Right now, the market is paralyzed by the fear of “AI taking jobs.” Every mass layoff is attributed to the algorithm. But this is a fundamental category error. We are confusing the contract with the execution.

A job is an economic contract. You are paid to deliver a specific outcome. A role is the mechanical set of tasks you execute to arrive at that outcome.

AI does not take jobs. It ruthlessly, systematically eliminates roles.

Take software development. The role of “typing out code” is vanishing. The machine writes the syntax faster and cleaner than I ever could. But the job of the developer remains. The human must now step into the roles of Architecture and Product Ownership. AI can write the function, but it cannot conceptualize how that function serves the end user. It struggles with the “why” and the “how it fits together.”

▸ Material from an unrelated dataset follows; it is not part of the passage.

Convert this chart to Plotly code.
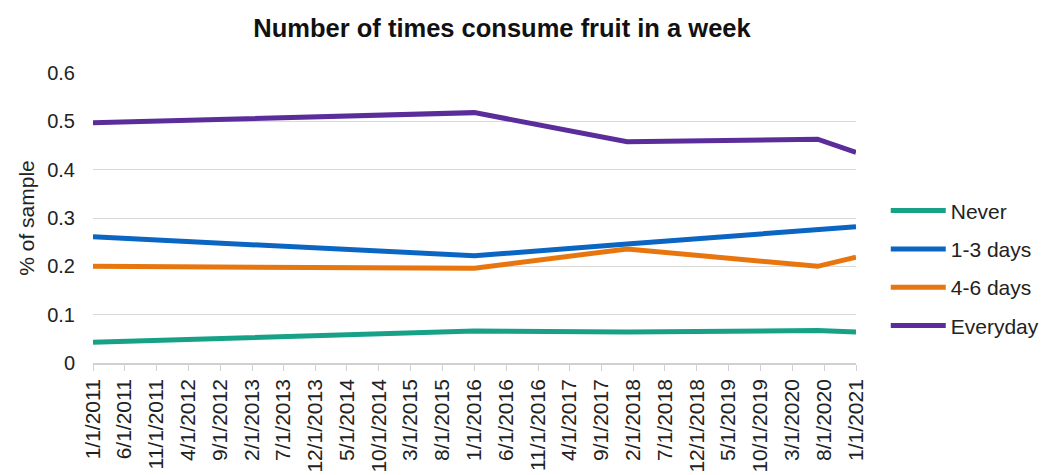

The same is true in data analysis. I can build complex spreadsheets in a fraction of the time because the AI handles the formula generation. That role is gone. But the AI is entirely incapable of determining why we are collecting the data in the first place, or what story the data needs to tell. It requires a human sparring partner to direct the narrative.

AI is a role-killer, not a job-killer. Which of your daily tasks is already obsolete?

Here is the contrarian truth, and the trap most professionals will fall into: We often love the roles that are being automated.

You might love the “flow state” of manual coding. You might find peace in rote data entry. But if you cling to mechanical execution because it feels comfortable, your entire job becomes vulnerable. You are competing on labor against an entity that works for fractions of a cent.

You must brace yourself to let go of the roles you love in order to protect the job you have. Safety lies in stepping out of the Executor role and fully adopting the Director role.

Audit your workday tomorrow. Ask yourself:

  1. Which parts of my day are spent typing and executing? (High Risk)

  2. Which parts of my day are spent deciding and architecting? (Low Risk)

Kill your execution tasks before the market does it for you. Evolve into the Director.